A pure-Go rewrite might be an option (in fact Tor seems pretty firmly in Go's use cases), but that's not what the Tor team is trying to do.

[0] https://dave.cheney.net/2016/01/18/cgo-is-not-go

[1] a cgo->c call is ~100 times more expensive than a go->go call, and ~400 times more expensive than a c->c or rust->c call https://www.reddit.com/r/golang/comments/3oztwi/from_python_...

[2] https://www.cockroachlabs.com/blog/the-cost-and-complexity-o...




go -> C calls have gotten way way cheaper in newer versions of Go. There's still overhead but it's not as bad as it used to be.


I love that the Rust core team is defending Go in a thread ostensibly about Rust and Tor.


It's still absolutely terrible in terms of ergonomics. You're forced to perform manual memory management, etc. I've done it a few times and I absolutely don't recommend it.


I'm not making any value judgements here; just saying that the times have decreased significantly since the links that were posted.


Finalizers help with memory management in the simple cases.


But C code may not keep a Go pointer that persists between calls (because GC).

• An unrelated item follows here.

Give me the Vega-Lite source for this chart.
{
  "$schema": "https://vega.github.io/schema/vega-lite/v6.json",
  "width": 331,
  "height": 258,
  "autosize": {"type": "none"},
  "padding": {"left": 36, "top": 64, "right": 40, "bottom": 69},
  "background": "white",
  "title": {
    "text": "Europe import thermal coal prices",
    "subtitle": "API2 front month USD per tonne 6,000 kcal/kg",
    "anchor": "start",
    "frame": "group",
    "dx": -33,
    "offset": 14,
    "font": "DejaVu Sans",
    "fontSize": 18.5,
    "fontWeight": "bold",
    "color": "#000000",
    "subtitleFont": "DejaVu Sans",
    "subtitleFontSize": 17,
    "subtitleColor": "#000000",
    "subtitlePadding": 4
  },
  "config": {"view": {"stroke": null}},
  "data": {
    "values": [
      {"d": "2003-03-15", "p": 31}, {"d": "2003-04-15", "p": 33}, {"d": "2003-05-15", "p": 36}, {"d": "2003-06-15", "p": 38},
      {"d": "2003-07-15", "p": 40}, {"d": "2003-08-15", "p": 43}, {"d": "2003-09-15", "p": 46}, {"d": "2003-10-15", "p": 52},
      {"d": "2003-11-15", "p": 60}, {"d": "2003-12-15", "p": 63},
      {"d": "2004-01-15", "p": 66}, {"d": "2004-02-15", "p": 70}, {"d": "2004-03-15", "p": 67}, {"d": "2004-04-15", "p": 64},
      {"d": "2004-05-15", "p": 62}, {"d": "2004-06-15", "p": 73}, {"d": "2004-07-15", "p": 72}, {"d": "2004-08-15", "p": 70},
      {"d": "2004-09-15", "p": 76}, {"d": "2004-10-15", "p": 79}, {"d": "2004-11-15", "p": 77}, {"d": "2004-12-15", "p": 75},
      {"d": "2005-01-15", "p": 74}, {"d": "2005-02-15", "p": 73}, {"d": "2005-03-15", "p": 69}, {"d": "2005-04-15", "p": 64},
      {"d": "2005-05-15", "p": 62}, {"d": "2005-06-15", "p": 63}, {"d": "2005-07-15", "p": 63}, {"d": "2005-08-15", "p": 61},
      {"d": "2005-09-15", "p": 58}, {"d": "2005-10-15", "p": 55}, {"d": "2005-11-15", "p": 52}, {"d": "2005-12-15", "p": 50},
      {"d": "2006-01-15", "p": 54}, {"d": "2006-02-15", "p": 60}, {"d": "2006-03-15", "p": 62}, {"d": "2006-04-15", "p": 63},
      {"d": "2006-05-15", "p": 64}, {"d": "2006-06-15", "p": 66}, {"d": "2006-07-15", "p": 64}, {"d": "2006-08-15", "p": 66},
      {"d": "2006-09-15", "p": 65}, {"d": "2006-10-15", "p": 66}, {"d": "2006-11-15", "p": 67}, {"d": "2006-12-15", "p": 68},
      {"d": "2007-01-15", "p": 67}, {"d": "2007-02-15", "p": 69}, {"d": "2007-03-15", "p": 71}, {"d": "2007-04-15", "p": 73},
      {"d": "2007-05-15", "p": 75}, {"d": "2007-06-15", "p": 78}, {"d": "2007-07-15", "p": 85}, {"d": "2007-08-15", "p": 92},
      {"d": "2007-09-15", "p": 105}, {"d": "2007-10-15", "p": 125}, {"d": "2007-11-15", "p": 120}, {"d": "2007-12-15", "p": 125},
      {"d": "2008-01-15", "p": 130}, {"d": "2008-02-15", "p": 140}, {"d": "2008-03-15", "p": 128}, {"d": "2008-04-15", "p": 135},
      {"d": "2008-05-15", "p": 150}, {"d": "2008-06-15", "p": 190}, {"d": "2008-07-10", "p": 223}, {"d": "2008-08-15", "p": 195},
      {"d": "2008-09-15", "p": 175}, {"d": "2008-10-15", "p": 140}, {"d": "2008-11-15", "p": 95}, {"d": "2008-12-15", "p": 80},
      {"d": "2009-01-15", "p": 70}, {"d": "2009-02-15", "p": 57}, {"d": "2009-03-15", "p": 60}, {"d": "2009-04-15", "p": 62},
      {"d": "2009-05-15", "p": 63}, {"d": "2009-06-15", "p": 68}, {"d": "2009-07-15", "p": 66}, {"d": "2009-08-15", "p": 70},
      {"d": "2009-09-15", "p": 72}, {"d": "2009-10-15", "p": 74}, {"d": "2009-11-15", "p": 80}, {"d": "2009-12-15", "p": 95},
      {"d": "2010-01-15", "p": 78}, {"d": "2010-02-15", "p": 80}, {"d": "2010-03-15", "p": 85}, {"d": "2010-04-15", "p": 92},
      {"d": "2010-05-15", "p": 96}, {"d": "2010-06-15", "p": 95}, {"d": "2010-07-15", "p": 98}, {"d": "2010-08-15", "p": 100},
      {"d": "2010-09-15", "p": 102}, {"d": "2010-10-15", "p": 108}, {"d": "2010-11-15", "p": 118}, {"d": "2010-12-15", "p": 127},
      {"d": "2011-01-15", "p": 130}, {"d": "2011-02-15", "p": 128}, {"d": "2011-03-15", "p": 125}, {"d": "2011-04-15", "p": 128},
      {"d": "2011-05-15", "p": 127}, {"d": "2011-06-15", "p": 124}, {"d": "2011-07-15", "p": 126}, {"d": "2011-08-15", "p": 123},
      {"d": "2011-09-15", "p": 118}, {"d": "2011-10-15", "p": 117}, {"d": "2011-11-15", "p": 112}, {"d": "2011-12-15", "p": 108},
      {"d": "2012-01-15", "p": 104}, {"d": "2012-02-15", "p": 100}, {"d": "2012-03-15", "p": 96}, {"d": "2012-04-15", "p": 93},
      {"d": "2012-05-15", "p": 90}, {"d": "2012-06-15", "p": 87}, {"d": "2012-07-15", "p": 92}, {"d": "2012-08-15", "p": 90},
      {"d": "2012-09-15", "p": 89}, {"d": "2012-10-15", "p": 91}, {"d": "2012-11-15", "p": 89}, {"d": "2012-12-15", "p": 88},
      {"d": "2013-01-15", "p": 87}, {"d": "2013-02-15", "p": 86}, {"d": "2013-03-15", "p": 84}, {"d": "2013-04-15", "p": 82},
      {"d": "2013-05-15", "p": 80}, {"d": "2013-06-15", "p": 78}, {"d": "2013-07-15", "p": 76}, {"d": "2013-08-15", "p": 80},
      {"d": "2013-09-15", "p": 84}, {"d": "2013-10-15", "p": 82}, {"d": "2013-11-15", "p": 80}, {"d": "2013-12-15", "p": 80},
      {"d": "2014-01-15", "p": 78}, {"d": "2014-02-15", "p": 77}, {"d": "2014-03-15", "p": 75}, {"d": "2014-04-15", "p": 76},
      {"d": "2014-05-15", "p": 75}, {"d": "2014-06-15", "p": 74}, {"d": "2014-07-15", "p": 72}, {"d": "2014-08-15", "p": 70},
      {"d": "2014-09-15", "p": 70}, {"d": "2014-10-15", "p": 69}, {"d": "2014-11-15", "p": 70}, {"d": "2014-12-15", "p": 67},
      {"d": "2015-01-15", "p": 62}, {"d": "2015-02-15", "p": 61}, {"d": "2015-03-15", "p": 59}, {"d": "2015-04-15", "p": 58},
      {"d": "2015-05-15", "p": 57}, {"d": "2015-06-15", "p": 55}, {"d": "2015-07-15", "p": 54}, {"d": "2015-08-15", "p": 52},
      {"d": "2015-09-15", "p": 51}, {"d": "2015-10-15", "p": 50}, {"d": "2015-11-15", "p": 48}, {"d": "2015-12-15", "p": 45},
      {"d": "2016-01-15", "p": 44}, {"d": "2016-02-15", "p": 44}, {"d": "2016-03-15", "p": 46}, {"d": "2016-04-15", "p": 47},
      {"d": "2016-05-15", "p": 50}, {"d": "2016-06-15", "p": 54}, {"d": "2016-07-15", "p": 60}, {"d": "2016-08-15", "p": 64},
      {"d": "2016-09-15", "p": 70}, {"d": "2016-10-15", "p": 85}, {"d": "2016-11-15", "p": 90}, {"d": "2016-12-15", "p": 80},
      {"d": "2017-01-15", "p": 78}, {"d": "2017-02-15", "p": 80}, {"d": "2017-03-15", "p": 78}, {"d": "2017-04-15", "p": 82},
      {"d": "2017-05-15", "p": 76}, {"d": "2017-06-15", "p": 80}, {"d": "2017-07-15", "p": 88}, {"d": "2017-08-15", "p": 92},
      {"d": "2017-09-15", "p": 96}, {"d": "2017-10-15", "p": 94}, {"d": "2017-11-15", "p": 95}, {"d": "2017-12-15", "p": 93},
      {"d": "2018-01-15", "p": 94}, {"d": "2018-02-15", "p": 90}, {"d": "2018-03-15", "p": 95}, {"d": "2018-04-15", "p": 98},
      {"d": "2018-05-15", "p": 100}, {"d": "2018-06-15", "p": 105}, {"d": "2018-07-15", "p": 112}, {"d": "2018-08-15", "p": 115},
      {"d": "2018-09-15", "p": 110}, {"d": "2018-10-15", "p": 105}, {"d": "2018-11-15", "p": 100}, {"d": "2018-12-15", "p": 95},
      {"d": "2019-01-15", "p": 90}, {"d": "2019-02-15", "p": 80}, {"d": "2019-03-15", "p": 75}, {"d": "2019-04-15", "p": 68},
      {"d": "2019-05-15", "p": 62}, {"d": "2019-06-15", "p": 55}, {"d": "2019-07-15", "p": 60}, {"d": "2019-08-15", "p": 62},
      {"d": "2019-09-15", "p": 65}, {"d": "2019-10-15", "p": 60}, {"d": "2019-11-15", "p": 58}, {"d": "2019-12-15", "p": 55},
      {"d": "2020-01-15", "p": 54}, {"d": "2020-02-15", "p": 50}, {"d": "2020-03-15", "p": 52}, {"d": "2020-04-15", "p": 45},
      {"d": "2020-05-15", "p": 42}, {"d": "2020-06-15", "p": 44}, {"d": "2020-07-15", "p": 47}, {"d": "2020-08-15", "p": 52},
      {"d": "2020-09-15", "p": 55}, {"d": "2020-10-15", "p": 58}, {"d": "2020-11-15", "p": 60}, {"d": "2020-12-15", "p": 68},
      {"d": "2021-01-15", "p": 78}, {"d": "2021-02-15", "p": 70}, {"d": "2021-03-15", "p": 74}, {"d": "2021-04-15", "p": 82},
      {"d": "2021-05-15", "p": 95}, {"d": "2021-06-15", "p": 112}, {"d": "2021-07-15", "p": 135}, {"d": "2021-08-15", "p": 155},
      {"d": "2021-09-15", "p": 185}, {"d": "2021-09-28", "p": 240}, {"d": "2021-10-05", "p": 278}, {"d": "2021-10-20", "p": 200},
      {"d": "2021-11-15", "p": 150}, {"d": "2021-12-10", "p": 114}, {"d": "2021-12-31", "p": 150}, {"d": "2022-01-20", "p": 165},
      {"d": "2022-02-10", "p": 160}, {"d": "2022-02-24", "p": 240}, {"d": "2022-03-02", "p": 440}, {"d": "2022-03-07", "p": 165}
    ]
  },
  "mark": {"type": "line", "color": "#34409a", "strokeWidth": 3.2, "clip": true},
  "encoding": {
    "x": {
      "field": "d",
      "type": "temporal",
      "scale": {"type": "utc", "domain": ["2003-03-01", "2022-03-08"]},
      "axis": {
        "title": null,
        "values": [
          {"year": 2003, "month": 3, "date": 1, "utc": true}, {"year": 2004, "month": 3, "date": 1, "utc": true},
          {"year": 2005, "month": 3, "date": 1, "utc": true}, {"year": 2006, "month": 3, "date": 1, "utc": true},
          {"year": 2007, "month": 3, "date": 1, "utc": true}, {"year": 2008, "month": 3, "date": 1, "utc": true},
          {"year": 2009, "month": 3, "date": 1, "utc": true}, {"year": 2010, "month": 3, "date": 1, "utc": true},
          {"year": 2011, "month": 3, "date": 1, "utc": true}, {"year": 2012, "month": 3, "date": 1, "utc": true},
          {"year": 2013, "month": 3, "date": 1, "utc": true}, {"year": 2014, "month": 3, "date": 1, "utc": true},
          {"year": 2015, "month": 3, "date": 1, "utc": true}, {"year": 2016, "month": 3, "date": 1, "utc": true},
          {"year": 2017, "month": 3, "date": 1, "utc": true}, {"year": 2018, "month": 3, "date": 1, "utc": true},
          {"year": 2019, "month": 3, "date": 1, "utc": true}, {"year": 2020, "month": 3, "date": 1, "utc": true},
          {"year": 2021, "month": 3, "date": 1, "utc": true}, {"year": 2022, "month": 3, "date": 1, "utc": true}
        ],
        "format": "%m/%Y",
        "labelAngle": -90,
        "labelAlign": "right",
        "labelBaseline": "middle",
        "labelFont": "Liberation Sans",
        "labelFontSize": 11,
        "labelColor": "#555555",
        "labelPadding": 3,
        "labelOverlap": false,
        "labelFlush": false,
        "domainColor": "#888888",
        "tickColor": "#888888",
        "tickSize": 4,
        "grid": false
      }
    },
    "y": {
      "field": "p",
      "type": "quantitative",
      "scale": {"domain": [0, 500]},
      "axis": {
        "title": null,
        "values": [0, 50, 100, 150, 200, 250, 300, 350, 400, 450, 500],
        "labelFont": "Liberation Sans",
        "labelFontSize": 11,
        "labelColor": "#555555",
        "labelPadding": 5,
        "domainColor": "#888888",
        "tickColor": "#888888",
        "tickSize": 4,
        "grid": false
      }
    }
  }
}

I can imagine that this is a problem for gradually converting code bases.


Sure but that's not what I was replying to? I was only talking about Go->C FFI. If someone didn't know about finalizers, then I've might be trying to insert `free` calls everywhere in their Go code, which could become quite annoying.

But yes, Go pointers in C code is bad juju.


Sure but that's not what I was replying to? I was only talking about Go->C FFI.

Sorry, my reply was too brief. I wanted to add that the ergonomics are bad, not just because of freeing memory (for which the inconvenience can indeed be reduced with finalizers and/or Close() methods plus defer). But rules such as this one make Go->C FFI unergonomic as well. To give one example: many linear algebra libraries (e.g. Tensorflow) have their own wrappers around raw arrays to represent tensors (with their dimensionality) [1]. As a consequence of this rule, one cannot just a pointer to the first slice element to such functions (since a pointer to a Go object would be stored in a C struct), but have to malloc an array and copy over data from the slice to the C array.

[1] There are other issues, such aligning slice memory to 16-byte boundaries.


Ah yes, you are absolutely right. I actually modified Rust's regex C API in part because of this problem in Go. I can't remember the details, but they were similar to your example where the only way to work around it was an unavoidable additional allocation.

(Of course, I think the change led to a better overall API. Go just helped me get there in a circuitous way.)